## [EXERCISE]
Check every line below for the word "this" and copy each one that has it.

## [PROVIDED ENTRIES]
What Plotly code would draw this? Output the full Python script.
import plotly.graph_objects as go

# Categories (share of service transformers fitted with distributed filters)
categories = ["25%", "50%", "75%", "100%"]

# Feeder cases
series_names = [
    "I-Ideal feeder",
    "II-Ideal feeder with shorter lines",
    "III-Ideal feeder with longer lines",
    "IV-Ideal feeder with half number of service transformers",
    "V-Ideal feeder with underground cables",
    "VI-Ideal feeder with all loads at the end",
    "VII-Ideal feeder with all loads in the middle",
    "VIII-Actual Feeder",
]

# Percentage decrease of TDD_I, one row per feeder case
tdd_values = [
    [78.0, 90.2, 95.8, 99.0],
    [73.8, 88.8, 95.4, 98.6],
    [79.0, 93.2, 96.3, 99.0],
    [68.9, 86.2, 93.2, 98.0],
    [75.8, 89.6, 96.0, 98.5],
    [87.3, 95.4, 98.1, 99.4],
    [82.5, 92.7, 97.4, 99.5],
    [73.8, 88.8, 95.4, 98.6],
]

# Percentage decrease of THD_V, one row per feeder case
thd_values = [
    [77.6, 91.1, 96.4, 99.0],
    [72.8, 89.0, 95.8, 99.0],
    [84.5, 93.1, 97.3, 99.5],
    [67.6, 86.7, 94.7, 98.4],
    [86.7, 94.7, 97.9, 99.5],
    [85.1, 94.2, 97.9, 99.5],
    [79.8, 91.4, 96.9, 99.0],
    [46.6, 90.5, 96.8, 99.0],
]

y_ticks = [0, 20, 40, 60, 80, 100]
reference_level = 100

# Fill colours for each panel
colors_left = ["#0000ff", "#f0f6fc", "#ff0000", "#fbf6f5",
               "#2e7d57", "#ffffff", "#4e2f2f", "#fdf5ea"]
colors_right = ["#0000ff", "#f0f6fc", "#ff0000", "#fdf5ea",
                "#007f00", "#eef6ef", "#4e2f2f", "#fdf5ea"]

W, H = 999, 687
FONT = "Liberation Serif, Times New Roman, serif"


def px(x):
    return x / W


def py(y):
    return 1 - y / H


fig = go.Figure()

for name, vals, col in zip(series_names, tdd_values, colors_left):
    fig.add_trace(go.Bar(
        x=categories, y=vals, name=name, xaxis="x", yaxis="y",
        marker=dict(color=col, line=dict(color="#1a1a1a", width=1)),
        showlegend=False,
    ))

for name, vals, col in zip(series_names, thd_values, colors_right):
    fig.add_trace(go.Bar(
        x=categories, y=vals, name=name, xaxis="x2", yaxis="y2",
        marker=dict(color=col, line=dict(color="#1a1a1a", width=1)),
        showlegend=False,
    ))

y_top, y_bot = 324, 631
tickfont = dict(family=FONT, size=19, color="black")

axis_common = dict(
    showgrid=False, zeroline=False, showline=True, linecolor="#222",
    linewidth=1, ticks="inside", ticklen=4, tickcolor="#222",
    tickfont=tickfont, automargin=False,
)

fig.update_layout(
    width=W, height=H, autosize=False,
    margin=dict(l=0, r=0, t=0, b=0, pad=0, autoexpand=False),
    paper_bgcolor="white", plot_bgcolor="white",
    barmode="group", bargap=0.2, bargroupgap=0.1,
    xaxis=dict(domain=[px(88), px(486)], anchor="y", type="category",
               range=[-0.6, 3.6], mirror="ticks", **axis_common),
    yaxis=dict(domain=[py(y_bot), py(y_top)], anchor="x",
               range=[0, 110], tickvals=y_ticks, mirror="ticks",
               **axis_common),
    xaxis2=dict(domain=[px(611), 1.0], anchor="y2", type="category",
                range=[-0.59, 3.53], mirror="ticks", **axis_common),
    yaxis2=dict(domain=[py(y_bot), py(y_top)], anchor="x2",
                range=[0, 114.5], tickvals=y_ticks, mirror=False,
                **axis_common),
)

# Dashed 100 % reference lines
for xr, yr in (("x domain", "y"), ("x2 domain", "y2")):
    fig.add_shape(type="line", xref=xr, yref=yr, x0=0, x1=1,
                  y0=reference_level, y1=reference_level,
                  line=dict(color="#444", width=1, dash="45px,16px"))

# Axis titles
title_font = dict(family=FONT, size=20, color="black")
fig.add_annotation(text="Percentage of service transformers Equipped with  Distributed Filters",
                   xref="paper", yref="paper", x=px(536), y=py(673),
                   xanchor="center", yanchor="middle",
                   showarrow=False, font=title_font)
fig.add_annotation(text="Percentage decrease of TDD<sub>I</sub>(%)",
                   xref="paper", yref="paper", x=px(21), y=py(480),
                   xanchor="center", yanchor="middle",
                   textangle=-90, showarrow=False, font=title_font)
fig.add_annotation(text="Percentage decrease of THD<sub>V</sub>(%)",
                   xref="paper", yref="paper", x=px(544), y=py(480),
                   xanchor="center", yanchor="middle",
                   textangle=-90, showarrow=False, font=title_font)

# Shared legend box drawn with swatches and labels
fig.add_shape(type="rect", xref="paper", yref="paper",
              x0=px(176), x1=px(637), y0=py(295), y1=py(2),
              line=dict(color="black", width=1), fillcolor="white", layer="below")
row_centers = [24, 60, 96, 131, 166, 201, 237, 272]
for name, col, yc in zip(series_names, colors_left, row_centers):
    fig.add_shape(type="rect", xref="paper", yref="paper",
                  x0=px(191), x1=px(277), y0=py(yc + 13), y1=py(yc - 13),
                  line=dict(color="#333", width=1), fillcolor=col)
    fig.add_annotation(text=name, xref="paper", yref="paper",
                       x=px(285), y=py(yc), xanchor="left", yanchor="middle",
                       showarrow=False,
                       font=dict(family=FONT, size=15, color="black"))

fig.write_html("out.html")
--
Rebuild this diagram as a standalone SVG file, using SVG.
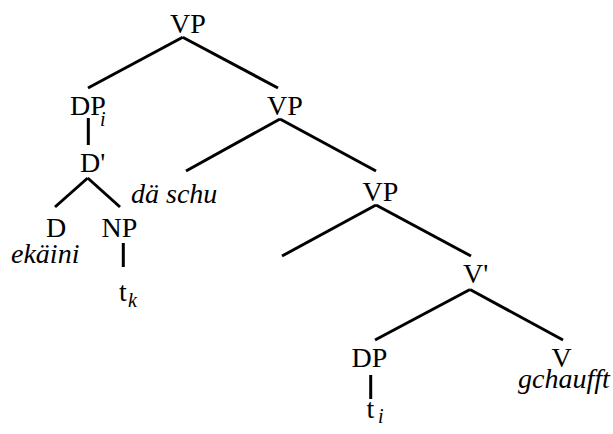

## [FINISHED EXERCISE]
What Plotly code would draw this? Output the full Python script.
Rebuild this diagram as a standalone SVG file, using SVG.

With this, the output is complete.